Our client is seeking a DevOps Engineer that brings hands-on experience with observability tooling, system performance monitoring, and security automation.
This role will play a key part in maintaining system reliability, performance, and security across our cloud infrastructure, leveraging principles from the Google SRE Handbook.
Duration: 3 months + extension option
Location: remote
Responsibilities
- Develop and maintain custom Logstash modules for log ingestion, parsing, and enrichment tailored to enterprise needs.
- Configure and manage Azure Monitor and related telemetry tools for real-time system and application performance monitoring.
- Implement uptime monitoring, alerting, and incident response pipelines using industry best practices.
- Apply Google SRE principles to improve system availability, reliability, and scalability.
- Collaborate with development teams to integrate DevSecOps practices into CI/CD pipelines, focusing on security as code.
- Automate operational tasks and system diagnostics to reduce manual effort and improve response times.
- Conduct periodic reviews of infrastructure and application security posture and implement proactive remediation steps.
- Support disaster recovery, rollback planning, and real-time issue resolution during critical outages.
Requirements
- 5+ years of experience in DevOps or DevSecOps roles.

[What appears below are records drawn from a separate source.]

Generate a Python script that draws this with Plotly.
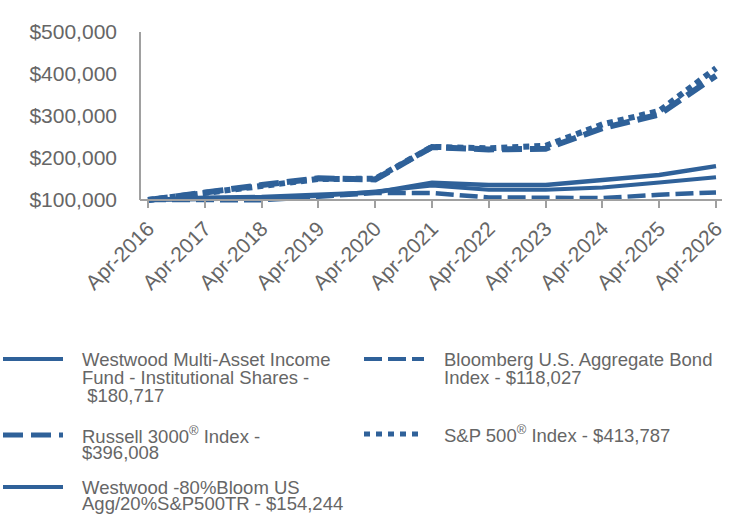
import plotly.graph_objects as go

# ---- data ----
periods = ["Apr-2016", "Apr-2017", "Apr-2018", "Apr-2019", "Apr-2020", "Apr-2021",
           "Apr-2022", "Apr-2023", "Apr-2024", "Apr-2025", "Apr-2026"]
fund = [100000, 105500, 107000, 112000, 118000, 141000, 135500, 135500, 146500, 159500, 180717]
bloomberg = [100000, 100300, 99500, 108000, 116500, 116500, 106000, 105500, 104500, 112500, 118027]
russell = [100000, 118500, 135500, 151500, 149000, 226000, 220500, 222000, 271000, 303500, 396008]
sp500 = [100000, 117000, 133500, 150000, 150500, 226500, 223000, 229000, 280000, 312000, 413787]
blend = [100000, 102500, 103500, 109500, 120500, 134500, 124500, 124500, 129500, 141500, 154244]
y_ticks = [100000, 200000, 300000, 400000, 500000]

COLOR = "#2F6199"
TEXT = "#666666"
AXIS = "#A0A0A0"
FONT = "Arial, Liberation Sans, sans-serif"

W, H = 744, 516
L, R, T, B = 140, 22, 32, 310
PW, PH = W - L - R, H - T - B
x_idx = list(range(len(periods)))

fig = go.Figure()
series = [
    (fund, dict(width=4.5, dash="solid")),
    (bloomberg, dict(width=4.5, dash="18px,6px")),
    (russell, dict(width=6, dash="20px,8px")),
    (sp500, dict(width=6, dash="6px,5px")),
    (blend, dict(width=4, dash="solid")),
]
for vals, ln in series:
    fig.add_trace(go.Scatter(x=x_idx, y=vals, mode="lines",
                             line=dict(color=COLOR, **ln), showlegend=False,
                             hoverinfo="skip"))

# y range extends a bit below 100k so lines at the base are not clipped
ymin = 100000 - 6 / 42 * 100000
ymax = 500000
x0 = -8 / 56.8
x1 = 10 + 6 / 56.8

def px_x(px):
    return (px - L) / PW

def px_y(py):
    return (H - B - py) / PH

fig.update_layout(
    width=W, height=H,
    margin=dict(l=L, r=R, t=T, b=B, pad=0),
    paper_bgcolor="white", plot_bgcolor="white",
    font=dict(family=FONT, color=TEXT),
    xaxis=dict(range=[x0, x1], tickmode="array", tickvals=x_idx, ticktext=periods,
               tickangle=-45, tickfont=dict(size=21, color=TEXT, family=FONT),
               showgrid=False, zeroline=False, showline=True, linecolor=AXIS, linewidth=2,
               ticks="outside", ticklen=7, tickwidth=2, tickcolor=AXIS,
               anchor="free", position=(100000 - ymin) / (ymax - ymin)),
    yaxis=dict(range=[ymin, ymax], tickmode="array", tickvals=y_ticks,
               tickformat="$,.0f", tickfont=dict(size=21, color=TEXT, family=FONT),
               showgrid=False, zeroline=False, showline=False, ticks="",
               ticklabelstandoff=22),
)

# y axis line from 100k to 500k
fig.add_shape(type="line", xref="paper", yref="y", x0=0, x1=0, y0=100000, y1=500000,
              line=dict(color=AXIS, width=2))

# ---- manual legend ----
legend_items = [
    (3, 63, 359, dict(width=4, dash="solid"), 81,
     [("Westwood Multi-Asset Income", 359), ("Fund - Institutional Shares -", 377), (" $180,717", 395)]),
    (364, 424, 359, dict(width=4, dash="18px,6px"), 443,
     [("Bloomberg U.S. Aggregate Bond", 359), ("Index - $118,027", 377)]),
    (3, 63, 435, dict(width=5, dash="20px,8px"), 81,
     [("Russell 3000<sup>®</sup> Index -", 435), ("$396,008", 452)]),
    (364, 424, 434, dict(width=5, dash="6px,6px"), 443,
     [("S&P 500<sup>®</sup> Index - $413,787", 434)]),
    (3, 63, 487, dict(width=4, dash="solid"), 81,
     [("Westwood -80%Bloom US", 487), ("Agg/20%S&P500TR - $154,244", 504)]),
]
for xs0, xs1, ys, ln, tx, lines in legend_items:
    fig.add_shape(type="line", xref="paper", yref="paper",
                  x0=px_x(xs0), x1=px_x(xs1), y0=px_y(ys), y1=px_y(ys),
                  line=dict(color=COLOR, **ln))
    for txt, ty in lines:
        fig.add_annotation(xref="paper", yref="paper", x=px_x(tx), y=px_y(ty),
                           xanchor="left", yanchor="middle", showarrow=False,
                           text=txt, font=dict(size=18.5, color=TEXT, family=FONT),
                           borderpad=0)

fig.write_html("out.html")
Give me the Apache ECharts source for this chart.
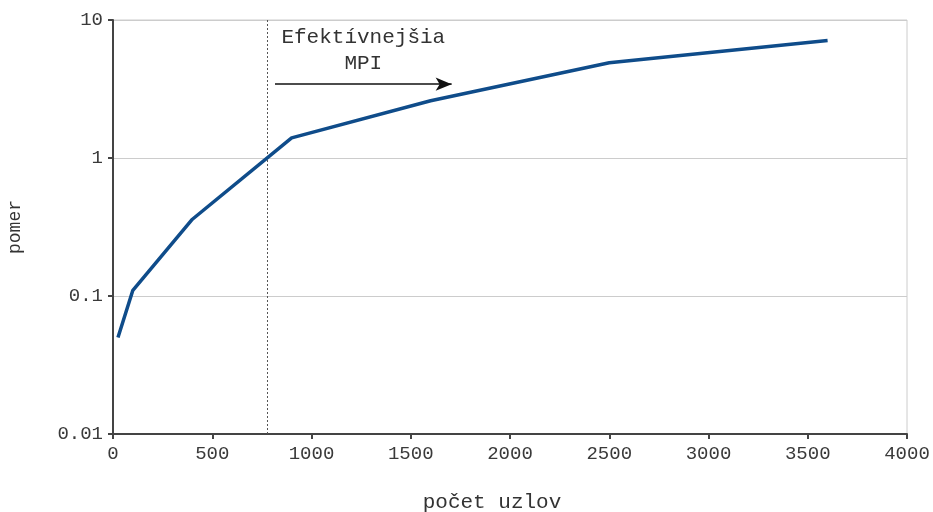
<!DOCTYPE html>
<html><head><meta charset="utf-8">
<script src="https://cdn.jsdelivr.net/npm/echarts@6/dist/echarts.min.js"></script>
<style>html,body{margin:0;padding:0;background:#fff}#c{width:933px;height:512px}</style>
</head><body><div id="c"></div>
<script>
const nodes = [25, 100, 400, 900, 1600, 2500, 3600];
const ratio = [0.05, 0.11, 0.36, 1.4, 2.6, 4.9, 7.1];
const xTitle = 'počet uzlov';
const yTitle = 'pomer';
const crossX = 775;
const arrowFrom = [816, 3.43];
const arrowTo = [1706, 3.43];
const annText = 'Efektívnejšia\nMPI';

const font = '"Liberation Mono", "Courier New", monospace';
const chart = echarts.init(document.getElementById('c'), null, {renderer: 'canvas'});
chart.setOption({
  animation: false,
  backgroundColor: '#fff',
  grid: {left: 113, right: 26, top: 20, bottom: 78, show: true, borderColor: '#cccccc', borderWidth: 1,
    containLabel: false, outerBoundsMode: 'none'},
  xAxis: {
    type: 'value', min: 0, max: 4000, interval: 500,
    name: xTitle, nameLocation: 'middle', nameGap: 58,
    nameTextStyle: {fontFamily: font, fontSize: 21, color: '#333', padding: [0, 36, 0, 0]},
    axisLine: {lineStyle: {color: '#444', width: 2}},
    axisTick: {show: true, length: 5, lineStyle: {color: '#444', width: 2}},
    axisLabel: {fontFamily: font, fontSize: 19, color: '#3a3a3a', margin: 10, formatter: v => String(v)},
    splitLine: {show: false}
  },
  yAxis: {
    type: 'log', logBase: 10, min: 0.01, max: 10,
    name: yTitle, nameLocation: 'middle', nameGap: 89, nameRotate: 90,
    nameTextStyle: {fontFamily: font, fontSize: 18, color: '#333'},
    axisLine: {show: true, lineStyle: {color: '#444', width: 2}},
    axisTick: {show: true, length: 5, lineStyle: {color: '#444', width: 2}},
    axisLabel: {fontFamily: font, fontSize: 19, color: '#3a3a3a', margin: 10,
      formatter: v => String(+v.toPrecision(3))},
    splitLine: {show: true, lineStyle: {color: '#cccccc', width: 1}}
  },
  series: [{
    type: 'line',
    data: nodes.map((x, i) => [x, ratio[i]]),
    symbol: 'none',
    lineStyle: {color: '#0f4c8a', width: 3.5},
    z: 5,
    markLine: {
      silent: true,
      animation: false,
      data: [
        [{coord: [crossX, 0.01], symbol: 'none'}, {coord: [crossX, 10], symbol: 'none',
          lineStyle: {color: '#555', type: [2, 2], width: 1}, label: {show: false}}],
        [{coord: arrowFrom, symbol: 'none'}, {coord: arrowTo, symbol: 'arrow', symbolSize: [10, 16],
          lineStyle: {color: '#111', type: 'solid', width: 1.5},
          label: {show: true, position: 'middle', formatter: annText, distance: 8,
            fontFamily: font, fontSize: 21, lineHeight: 26, color: '#333', align: 'center'}}]
      ],
      lineStyle: {color: '#111', type: 'solid', width: 1.5},
      label: {show: false}
    }
  }]
});
</script></body></html>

- Proficiency with Logstash, Elastic Stack, and custom plugin/module development.
- Experience with Azure Monitor, Application Insights, and Log Analytics.
- Familiarity with Google SRE practices and implementing SLIs, SLOs, and error budgets.
- Strong scripting skills (e.g., PowerShell, Bash, Python).
- Solid understanding of CI/CD pipelines, infrastructure-as-code (e.g., Terraform or Bicep), and containerization (Docker, Kubernetes).
- Experience integrating security controls into DevOps workflows.
- Excellent troubleshooting, communication, and collaboration skills.